Wie dem auch sei, der Gesellschaft erweist man keinen Gefallen, gibt
man ihr in dieser bescheidenen Form zu verstehen, wie überflüssig
der gesangliche Aufwand im Innern des Musentempels eigentlich ist, da
sich die Quintessenz offenbar so bequem außen anschreiben lässt.
Denn die Gesellschaft, gut oder ungut, weiß es längst und ihre
Kulturfeindschaft erhält nur immer neue Nahrung, wenn sie, ohne
weiter in die Sache involviert zu sein, mit ansehen muss, wie die
›Verschwendung von Steuergeldern‹ mit der Verschwendung von guten
Worten erkauft wird.
Immerhin bleibt, was die Dresdner Regie
hier treibt, Oper – oder, zurückhaltender interpretiert,
Straßentheater, bei dem niemand weiß, welche Pointe am Ende sitzt
(oder nachsitzen wird). Nimmt man die in Sichtweite bei
Pegida gehaltenen Reden als den anderen Teil hinzu,
dann bleibt von der alten Idee der Kunst als ›Einspruch‹ nicht
viel zurück. Jenseits aller Parolen hat sich der Bürgerprotest die
Straßen und Plätze der Republik erobert und attackiert von ihnen
aus die Herzen und Hirne der Mitmenschen. In dieser Hinsicht besteht
zwischen Stuttgart gestern und Dresden heute kein Unterschied. Was
die subventionierte Kunst angeht, so hockt sie als Krähe, die der
anderen kein Auge aushackt, am First und ringt um Wahrnehmung. Die
wird sie nicht bekommen, solange sie nicht die eigene schärft.

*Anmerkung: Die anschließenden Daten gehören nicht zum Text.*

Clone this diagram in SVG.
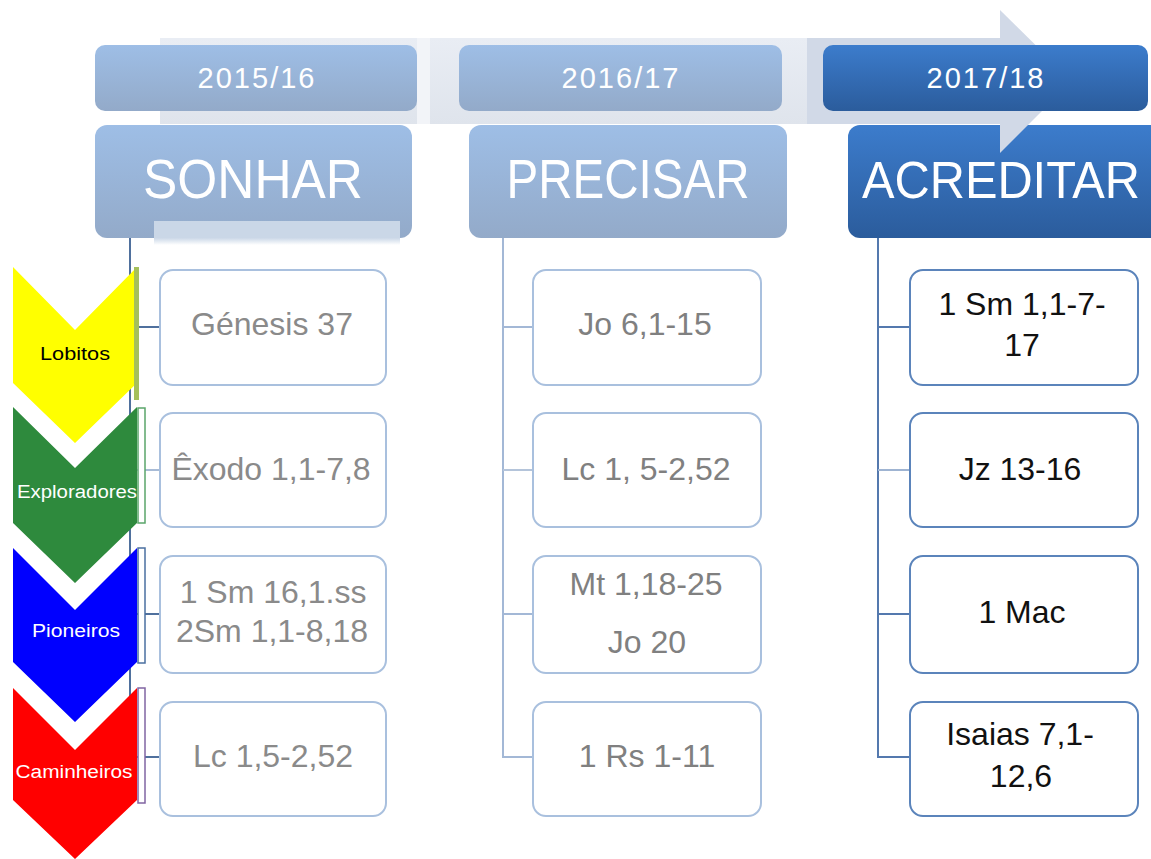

Vielleicht müssen sie Karl Kraus in Dresden erst singen lernen, um
zu begreifen, was eine panisch gewordene Politik, der, bei Strafe der
Folgekosten, die europäischen Partner abhanden gekommen sind, gerade
erfährt: Wer die Berichte beherrscht, kümmert sich selten um die
Erstattung. Das gilt in vielerlei Hinsicht, vor allem aber in
unterschiedliche Richtungen. Wahrheit ist keine Einbahnstraße.